● **What is required**:
State only the number of lines that contain the string "seaborn".

● **Excerpted records**:
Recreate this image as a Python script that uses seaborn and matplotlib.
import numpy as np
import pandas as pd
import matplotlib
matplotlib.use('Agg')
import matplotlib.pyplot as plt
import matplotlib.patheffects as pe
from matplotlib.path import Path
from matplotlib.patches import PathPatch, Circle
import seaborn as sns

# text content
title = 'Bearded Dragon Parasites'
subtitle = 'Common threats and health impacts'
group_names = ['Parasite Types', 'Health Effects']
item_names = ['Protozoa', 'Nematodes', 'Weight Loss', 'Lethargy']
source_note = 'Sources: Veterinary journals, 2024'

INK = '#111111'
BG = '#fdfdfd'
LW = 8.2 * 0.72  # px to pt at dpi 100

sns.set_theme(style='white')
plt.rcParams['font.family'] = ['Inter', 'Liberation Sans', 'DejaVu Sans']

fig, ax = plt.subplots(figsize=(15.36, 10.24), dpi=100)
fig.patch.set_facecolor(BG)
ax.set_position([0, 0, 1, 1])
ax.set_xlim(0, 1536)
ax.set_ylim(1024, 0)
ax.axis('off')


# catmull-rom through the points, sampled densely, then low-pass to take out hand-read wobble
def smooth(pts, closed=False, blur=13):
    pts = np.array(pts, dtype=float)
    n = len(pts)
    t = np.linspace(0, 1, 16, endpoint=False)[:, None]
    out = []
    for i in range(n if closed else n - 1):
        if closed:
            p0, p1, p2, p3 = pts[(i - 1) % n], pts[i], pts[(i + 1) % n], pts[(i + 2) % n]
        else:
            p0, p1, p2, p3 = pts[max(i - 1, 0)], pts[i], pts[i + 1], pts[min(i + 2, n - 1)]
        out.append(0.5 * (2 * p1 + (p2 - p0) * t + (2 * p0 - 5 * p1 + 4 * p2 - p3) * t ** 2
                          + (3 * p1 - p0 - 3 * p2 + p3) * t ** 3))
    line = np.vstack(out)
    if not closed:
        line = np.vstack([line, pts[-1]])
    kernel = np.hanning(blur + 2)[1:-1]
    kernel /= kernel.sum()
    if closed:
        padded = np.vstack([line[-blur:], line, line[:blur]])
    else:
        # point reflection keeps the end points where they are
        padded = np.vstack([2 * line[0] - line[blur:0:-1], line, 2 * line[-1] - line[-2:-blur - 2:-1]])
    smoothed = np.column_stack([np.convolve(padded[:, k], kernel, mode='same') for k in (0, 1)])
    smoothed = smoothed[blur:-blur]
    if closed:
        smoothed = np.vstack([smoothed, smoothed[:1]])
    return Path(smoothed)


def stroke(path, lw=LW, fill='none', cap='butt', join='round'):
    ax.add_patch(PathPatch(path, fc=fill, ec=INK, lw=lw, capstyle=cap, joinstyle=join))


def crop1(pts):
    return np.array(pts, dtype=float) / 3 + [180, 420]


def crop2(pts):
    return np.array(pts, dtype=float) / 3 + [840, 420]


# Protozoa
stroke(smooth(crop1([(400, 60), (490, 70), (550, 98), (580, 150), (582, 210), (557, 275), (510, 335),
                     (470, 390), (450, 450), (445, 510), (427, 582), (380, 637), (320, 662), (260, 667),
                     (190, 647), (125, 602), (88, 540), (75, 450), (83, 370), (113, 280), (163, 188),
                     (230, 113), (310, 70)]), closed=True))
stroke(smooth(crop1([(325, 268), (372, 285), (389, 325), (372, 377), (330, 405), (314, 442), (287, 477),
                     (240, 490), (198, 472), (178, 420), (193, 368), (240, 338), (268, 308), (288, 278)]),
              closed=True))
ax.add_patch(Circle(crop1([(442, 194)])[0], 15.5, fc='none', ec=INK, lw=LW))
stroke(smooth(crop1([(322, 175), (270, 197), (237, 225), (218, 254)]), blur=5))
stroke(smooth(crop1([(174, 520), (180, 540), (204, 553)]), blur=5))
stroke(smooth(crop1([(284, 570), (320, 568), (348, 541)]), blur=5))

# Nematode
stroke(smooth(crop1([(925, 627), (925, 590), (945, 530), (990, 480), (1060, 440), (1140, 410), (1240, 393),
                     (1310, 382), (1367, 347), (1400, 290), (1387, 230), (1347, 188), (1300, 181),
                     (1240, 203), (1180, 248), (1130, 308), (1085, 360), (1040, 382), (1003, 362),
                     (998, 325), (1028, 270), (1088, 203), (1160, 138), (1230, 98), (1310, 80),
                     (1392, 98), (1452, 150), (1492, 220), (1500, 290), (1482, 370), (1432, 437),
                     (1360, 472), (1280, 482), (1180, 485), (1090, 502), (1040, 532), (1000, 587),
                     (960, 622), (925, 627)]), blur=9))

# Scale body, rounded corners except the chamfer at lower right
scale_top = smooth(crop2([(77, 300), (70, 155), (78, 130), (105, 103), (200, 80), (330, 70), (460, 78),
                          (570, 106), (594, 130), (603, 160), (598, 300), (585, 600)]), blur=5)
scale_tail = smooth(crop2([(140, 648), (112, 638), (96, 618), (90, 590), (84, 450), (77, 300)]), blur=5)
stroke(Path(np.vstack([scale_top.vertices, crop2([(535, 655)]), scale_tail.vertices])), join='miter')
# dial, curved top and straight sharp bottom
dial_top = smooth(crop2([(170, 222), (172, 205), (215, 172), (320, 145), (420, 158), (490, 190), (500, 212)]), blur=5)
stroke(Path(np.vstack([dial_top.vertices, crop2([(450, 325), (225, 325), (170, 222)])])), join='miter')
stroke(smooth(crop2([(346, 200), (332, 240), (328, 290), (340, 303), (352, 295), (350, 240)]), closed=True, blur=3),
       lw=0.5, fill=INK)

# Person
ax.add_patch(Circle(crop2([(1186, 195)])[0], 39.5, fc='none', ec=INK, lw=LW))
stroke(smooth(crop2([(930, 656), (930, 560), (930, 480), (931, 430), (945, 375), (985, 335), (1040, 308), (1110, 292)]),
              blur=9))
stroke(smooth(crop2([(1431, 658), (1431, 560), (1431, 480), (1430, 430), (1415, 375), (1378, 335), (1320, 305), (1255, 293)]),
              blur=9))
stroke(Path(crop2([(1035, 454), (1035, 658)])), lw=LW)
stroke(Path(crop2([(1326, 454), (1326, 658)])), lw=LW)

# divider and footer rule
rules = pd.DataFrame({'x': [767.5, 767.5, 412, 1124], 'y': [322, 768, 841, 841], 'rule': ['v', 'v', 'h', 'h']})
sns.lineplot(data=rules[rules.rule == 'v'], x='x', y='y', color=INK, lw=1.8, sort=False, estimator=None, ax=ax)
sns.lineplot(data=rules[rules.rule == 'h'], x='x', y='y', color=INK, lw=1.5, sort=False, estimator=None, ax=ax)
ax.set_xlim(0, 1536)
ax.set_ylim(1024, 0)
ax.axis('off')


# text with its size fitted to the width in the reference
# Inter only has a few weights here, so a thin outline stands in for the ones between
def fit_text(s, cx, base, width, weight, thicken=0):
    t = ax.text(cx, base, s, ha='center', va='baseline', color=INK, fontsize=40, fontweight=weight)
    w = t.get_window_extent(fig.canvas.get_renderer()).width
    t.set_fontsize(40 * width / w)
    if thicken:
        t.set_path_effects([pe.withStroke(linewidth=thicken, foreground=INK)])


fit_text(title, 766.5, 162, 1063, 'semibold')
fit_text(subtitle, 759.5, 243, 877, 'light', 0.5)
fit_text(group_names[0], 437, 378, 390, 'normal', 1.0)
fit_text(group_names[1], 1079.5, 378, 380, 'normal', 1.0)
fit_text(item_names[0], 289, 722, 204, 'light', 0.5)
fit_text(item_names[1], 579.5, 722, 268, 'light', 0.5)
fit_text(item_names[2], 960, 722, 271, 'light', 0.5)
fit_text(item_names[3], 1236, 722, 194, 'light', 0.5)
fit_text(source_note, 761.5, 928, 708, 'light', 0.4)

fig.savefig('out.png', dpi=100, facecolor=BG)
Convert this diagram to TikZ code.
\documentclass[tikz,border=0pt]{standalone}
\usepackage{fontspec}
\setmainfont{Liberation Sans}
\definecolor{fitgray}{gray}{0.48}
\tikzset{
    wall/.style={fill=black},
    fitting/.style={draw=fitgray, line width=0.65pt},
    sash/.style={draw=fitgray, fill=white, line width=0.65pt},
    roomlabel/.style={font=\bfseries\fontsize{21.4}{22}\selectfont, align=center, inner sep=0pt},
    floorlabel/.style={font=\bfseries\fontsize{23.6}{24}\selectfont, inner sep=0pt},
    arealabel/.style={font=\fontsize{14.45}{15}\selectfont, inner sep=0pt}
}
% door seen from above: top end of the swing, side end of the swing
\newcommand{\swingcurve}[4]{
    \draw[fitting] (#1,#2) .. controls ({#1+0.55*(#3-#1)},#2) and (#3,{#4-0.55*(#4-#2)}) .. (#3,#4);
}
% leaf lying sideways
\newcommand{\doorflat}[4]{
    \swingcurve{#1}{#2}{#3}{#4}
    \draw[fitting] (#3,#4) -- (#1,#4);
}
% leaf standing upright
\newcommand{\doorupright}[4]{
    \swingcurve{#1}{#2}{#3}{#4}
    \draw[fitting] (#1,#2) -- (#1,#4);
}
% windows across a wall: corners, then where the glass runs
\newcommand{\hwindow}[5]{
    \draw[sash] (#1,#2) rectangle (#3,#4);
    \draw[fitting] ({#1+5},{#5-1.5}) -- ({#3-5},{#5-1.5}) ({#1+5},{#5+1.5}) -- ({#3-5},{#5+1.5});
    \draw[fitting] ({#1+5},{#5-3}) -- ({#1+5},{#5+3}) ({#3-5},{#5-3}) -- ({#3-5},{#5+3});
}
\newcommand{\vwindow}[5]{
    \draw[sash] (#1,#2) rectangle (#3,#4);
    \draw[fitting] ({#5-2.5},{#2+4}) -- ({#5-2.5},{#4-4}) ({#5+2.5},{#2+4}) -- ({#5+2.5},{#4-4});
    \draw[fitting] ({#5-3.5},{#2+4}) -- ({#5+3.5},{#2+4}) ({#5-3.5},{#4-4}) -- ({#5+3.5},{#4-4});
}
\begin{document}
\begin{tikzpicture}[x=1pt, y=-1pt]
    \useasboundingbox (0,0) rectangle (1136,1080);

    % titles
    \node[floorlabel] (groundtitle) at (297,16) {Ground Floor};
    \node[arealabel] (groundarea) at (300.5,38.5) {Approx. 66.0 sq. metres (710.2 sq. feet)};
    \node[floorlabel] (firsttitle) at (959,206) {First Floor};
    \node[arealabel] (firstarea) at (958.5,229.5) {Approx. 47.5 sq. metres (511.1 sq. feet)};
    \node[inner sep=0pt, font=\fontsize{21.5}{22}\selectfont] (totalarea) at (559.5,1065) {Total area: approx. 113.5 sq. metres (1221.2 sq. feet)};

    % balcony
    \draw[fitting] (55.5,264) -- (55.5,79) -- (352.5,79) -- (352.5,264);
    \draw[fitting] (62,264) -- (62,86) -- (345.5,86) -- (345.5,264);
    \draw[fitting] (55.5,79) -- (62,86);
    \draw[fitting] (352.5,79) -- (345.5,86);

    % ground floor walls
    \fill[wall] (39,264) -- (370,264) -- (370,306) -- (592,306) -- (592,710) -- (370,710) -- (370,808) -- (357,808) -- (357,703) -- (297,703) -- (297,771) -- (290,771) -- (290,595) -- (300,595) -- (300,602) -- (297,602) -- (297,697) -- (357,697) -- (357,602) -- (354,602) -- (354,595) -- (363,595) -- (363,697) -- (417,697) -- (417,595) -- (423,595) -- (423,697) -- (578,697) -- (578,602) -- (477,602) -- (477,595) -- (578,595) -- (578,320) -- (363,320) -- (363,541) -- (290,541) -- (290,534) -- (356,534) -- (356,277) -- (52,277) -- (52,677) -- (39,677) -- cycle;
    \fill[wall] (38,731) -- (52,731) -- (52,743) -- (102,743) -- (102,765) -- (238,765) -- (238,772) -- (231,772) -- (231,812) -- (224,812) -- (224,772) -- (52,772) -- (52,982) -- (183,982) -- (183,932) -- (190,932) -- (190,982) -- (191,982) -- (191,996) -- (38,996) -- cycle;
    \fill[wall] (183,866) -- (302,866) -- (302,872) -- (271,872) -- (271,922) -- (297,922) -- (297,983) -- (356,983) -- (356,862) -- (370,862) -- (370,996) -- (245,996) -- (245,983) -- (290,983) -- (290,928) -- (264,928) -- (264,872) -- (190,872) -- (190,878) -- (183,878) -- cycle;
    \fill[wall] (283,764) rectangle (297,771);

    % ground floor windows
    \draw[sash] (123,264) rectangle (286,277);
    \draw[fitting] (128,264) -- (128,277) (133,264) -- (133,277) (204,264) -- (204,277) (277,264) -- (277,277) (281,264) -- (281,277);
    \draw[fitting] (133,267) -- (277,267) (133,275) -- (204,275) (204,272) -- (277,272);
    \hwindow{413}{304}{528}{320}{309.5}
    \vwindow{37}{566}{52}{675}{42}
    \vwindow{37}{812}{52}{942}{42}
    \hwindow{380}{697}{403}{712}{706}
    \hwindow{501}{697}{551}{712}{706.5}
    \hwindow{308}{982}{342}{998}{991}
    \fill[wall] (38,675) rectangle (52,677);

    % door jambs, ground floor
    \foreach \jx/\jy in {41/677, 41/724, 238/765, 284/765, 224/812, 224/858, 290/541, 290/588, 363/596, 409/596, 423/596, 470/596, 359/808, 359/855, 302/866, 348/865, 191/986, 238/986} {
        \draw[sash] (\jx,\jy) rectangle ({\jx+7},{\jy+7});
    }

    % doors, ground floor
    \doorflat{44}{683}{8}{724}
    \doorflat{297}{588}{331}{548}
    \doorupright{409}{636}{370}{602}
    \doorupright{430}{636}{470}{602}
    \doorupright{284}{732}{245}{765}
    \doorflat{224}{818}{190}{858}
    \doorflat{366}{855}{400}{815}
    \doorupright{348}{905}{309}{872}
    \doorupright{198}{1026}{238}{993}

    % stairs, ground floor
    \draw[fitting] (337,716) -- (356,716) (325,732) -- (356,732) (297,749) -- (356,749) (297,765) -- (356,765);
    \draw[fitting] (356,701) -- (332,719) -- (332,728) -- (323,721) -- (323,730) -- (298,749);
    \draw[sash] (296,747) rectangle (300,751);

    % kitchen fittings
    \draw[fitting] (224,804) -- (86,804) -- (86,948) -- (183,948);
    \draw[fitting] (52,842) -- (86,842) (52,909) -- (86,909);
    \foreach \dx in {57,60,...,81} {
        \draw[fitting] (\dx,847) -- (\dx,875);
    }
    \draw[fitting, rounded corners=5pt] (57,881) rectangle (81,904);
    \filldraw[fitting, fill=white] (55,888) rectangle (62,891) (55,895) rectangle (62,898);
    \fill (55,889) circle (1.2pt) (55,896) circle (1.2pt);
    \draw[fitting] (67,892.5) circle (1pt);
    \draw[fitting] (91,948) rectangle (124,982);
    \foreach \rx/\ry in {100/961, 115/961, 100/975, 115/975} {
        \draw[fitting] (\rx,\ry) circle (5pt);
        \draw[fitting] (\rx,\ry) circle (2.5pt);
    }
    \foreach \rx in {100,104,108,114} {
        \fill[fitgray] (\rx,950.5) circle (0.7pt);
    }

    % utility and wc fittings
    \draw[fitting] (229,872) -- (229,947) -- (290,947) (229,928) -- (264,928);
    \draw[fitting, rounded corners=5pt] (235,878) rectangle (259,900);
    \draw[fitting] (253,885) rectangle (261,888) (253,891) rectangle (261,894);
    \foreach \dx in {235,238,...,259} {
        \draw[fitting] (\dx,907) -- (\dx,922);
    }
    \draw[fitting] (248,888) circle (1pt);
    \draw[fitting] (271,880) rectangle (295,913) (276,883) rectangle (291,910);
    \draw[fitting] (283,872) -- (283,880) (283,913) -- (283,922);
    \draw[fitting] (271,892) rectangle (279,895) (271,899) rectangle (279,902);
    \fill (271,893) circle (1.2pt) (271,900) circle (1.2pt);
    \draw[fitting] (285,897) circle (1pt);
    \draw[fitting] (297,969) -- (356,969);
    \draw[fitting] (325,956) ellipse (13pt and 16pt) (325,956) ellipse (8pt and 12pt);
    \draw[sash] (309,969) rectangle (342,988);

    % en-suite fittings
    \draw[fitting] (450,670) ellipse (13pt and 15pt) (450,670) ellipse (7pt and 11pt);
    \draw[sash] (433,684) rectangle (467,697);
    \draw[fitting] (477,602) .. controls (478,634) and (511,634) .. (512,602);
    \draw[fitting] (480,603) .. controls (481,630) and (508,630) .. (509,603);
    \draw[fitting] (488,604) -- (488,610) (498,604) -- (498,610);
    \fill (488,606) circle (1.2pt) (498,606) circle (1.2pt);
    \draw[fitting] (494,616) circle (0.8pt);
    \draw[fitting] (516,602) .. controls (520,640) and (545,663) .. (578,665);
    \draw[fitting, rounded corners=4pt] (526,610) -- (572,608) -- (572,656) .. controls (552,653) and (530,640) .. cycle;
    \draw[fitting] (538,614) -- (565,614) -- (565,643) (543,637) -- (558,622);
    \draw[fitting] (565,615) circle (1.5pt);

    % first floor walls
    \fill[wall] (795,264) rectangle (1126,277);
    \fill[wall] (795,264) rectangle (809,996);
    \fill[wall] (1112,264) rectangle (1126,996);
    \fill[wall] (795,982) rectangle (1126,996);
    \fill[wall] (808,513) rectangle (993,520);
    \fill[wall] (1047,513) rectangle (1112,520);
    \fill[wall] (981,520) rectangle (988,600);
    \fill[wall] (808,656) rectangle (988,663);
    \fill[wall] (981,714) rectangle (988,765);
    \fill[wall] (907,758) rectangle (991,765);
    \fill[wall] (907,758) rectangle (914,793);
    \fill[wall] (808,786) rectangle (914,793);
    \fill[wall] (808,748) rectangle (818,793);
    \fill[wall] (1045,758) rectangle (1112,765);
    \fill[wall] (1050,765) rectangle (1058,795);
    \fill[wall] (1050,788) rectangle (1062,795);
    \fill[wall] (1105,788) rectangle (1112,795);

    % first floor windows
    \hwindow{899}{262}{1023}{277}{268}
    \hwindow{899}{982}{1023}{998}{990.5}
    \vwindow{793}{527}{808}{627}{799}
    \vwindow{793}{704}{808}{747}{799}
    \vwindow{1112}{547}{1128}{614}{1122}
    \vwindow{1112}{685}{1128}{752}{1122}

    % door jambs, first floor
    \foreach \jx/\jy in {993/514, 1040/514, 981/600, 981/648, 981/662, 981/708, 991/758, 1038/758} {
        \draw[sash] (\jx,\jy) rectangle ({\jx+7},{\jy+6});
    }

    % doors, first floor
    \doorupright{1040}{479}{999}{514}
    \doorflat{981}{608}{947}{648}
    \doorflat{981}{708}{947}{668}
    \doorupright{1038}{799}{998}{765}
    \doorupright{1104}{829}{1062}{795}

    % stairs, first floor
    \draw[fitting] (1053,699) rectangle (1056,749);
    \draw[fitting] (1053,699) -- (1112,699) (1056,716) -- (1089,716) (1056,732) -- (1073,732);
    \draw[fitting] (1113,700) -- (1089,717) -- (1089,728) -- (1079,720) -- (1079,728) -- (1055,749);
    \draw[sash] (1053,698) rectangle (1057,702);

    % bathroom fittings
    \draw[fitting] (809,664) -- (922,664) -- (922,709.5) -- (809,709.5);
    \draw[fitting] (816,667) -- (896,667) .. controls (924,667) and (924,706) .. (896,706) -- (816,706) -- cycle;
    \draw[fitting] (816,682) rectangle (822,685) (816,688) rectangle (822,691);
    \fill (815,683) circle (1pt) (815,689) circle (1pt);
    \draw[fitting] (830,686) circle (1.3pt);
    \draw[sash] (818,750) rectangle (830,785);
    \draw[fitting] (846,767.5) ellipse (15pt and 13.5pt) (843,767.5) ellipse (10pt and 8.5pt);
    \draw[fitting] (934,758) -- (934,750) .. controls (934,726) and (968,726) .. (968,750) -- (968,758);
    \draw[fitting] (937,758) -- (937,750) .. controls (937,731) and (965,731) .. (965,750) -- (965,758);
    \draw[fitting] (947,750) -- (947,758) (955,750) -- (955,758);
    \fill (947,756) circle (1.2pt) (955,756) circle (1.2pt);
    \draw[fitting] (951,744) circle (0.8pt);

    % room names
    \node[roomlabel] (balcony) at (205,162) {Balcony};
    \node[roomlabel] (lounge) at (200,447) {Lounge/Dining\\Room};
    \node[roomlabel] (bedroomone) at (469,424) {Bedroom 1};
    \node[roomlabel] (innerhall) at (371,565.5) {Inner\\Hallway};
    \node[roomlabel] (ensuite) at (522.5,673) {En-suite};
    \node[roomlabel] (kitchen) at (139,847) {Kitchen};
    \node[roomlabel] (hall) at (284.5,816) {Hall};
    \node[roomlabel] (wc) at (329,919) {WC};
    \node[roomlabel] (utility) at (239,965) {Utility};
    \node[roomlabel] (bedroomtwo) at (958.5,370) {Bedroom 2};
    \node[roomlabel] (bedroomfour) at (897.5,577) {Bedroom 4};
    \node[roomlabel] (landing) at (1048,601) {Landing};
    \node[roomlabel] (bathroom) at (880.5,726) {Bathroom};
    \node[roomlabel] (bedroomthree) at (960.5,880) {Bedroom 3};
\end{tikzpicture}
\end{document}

● **Task answer**:
2